[Task statement]:
Exactly the lines from the one with "Write a component" through the one with "XAxis, YAxis, CartesianGrid" should be returned, both ends included and nothing else. Omit any pictures.
--- Start Extracted records ---
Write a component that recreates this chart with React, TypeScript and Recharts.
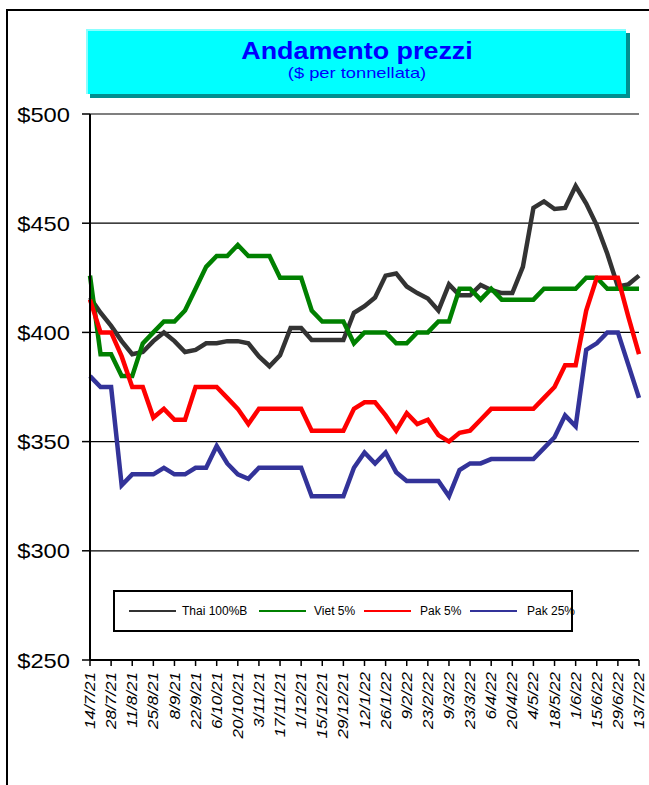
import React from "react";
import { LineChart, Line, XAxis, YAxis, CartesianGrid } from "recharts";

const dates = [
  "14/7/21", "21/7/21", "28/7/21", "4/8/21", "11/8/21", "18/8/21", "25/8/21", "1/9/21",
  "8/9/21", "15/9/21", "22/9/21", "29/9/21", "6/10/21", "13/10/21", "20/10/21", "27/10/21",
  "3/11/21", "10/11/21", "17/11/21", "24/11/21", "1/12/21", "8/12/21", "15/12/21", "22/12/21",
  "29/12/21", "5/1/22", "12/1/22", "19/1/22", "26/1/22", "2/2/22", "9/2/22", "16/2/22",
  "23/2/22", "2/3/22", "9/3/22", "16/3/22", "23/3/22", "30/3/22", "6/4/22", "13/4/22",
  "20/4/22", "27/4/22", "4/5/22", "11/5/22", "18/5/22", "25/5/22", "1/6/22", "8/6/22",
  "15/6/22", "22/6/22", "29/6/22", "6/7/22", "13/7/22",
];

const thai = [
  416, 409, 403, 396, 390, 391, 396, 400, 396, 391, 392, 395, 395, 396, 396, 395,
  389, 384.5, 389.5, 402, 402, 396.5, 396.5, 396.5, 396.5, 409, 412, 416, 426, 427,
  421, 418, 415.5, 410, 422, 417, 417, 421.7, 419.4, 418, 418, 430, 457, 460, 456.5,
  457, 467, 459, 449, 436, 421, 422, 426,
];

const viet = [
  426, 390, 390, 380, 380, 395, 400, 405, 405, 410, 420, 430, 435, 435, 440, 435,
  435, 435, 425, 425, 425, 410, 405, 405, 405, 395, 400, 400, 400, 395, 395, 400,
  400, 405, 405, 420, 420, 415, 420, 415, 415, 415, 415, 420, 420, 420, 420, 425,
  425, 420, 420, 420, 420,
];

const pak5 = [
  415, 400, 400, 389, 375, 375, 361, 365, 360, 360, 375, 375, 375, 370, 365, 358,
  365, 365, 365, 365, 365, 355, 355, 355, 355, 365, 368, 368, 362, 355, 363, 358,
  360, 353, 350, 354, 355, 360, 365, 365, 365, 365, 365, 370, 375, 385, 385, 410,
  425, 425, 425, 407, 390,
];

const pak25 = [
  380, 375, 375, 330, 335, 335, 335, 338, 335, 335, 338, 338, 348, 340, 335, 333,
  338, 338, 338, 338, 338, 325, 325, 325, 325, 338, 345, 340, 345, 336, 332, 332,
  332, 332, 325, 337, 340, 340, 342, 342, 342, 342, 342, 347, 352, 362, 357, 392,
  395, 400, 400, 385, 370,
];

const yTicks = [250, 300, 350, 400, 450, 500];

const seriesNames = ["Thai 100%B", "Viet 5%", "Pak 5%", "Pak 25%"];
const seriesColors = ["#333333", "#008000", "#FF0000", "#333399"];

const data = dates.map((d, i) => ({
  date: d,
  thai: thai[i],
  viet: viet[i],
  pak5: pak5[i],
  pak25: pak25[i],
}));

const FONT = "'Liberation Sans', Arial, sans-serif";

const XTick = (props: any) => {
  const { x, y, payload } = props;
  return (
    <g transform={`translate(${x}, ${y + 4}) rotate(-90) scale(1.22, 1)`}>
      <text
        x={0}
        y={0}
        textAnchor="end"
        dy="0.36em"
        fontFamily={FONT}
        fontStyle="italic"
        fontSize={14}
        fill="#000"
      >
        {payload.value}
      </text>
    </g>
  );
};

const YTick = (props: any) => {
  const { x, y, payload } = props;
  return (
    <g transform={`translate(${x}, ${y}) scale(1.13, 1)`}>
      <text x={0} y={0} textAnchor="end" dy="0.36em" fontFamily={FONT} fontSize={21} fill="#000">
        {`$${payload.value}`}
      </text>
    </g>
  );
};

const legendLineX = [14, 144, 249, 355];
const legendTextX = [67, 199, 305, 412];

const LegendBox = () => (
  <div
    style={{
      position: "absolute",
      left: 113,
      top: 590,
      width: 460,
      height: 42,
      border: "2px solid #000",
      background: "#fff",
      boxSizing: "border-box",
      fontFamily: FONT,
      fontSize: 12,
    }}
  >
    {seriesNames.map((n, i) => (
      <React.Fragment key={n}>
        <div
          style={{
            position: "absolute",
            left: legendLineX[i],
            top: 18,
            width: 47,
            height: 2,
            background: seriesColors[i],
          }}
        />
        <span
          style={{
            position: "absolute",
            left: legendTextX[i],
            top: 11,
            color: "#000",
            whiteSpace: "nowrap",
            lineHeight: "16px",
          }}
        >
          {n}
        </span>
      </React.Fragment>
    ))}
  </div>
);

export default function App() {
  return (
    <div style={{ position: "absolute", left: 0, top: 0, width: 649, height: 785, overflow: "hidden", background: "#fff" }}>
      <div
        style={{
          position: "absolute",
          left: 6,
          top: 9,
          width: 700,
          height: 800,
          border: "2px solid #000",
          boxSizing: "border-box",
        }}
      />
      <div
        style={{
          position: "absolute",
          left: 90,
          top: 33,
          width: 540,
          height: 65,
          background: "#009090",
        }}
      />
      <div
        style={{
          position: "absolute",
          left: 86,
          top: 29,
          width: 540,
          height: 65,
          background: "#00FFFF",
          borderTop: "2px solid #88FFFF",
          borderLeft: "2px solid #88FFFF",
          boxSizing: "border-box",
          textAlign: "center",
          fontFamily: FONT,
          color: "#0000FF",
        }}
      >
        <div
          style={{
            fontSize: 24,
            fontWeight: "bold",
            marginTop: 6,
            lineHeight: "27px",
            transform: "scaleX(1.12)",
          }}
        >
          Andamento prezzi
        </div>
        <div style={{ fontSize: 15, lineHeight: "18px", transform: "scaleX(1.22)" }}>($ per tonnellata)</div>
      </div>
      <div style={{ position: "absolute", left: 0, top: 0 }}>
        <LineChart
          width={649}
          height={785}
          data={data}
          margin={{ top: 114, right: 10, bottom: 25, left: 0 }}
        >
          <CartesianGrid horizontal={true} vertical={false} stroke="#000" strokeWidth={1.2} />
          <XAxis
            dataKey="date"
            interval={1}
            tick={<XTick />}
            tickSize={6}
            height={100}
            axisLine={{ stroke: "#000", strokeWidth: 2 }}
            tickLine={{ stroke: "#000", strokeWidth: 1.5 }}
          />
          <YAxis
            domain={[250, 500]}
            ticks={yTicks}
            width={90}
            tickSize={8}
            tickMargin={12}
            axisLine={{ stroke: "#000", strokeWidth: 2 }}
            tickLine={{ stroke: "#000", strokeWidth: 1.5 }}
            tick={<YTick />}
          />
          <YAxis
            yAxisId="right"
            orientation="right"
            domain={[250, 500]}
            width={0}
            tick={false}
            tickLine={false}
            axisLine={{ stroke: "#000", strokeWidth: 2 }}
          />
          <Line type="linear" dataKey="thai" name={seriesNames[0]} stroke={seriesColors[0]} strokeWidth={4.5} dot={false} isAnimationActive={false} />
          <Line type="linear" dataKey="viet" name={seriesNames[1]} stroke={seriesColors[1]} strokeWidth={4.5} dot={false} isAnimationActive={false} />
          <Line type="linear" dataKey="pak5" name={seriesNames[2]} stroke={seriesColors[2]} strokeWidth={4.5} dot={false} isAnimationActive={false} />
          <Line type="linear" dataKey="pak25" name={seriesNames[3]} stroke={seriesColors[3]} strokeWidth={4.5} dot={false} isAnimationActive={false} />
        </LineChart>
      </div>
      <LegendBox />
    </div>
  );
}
--- End Extracted records ---
--- Start Extracted records ---
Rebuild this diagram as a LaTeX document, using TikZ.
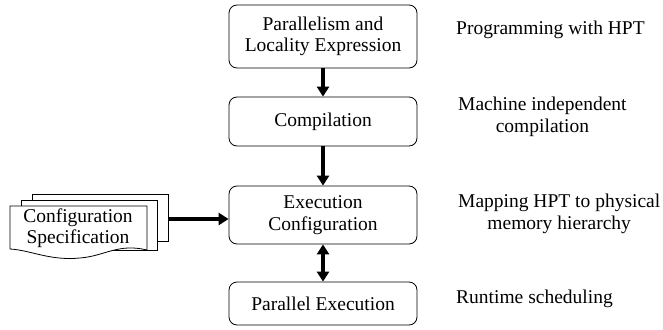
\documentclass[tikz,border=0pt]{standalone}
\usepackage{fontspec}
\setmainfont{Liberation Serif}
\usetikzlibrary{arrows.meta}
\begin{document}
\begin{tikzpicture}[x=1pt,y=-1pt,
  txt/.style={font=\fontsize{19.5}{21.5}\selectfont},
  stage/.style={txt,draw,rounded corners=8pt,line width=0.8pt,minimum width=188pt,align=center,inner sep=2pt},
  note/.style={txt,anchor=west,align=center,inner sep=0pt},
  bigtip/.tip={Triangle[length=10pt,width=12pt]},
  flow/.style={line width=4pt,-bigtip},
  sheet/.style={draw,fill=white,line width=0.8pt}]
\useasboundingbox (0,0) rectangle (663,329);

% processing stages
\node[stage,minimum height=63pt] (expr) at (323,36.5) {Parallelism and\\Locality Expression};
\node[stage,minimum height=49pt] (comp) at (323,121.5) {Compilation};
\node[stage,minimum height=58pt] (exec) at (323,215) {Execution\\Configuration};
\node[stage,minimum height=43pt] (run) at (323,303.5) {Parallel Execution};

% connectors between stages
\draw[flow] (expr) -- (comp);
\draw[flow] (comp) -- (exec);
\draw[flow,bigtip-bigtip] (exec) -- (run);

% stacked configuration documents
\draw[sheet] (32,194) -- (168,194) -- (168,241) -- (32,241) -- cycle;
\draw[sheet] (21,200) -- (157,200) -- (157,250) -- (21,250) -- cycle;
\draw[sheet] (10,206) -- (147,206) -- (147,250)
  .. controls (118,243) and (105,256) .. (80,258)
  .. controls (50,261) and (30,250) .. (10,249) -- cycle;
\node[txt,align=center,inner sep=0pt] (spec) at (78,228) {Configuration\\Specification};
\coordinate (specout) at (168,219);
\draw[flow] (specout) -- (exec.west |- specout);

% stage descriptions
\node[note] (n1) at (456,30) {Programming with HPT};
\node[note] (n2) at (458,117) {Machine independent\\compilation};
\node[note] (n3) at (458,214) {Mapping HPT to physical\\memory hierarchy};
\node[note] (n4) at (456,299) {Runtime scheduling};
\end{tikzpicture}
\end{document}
--- End Extracted records ---
[Answer to the exercise]:
Write a component that recreates this chart with React, TypeScript and Recharts.
import React from "react";
import { LineChart, Line, XAxis, YAxis, CartesianGrid } from "recharts";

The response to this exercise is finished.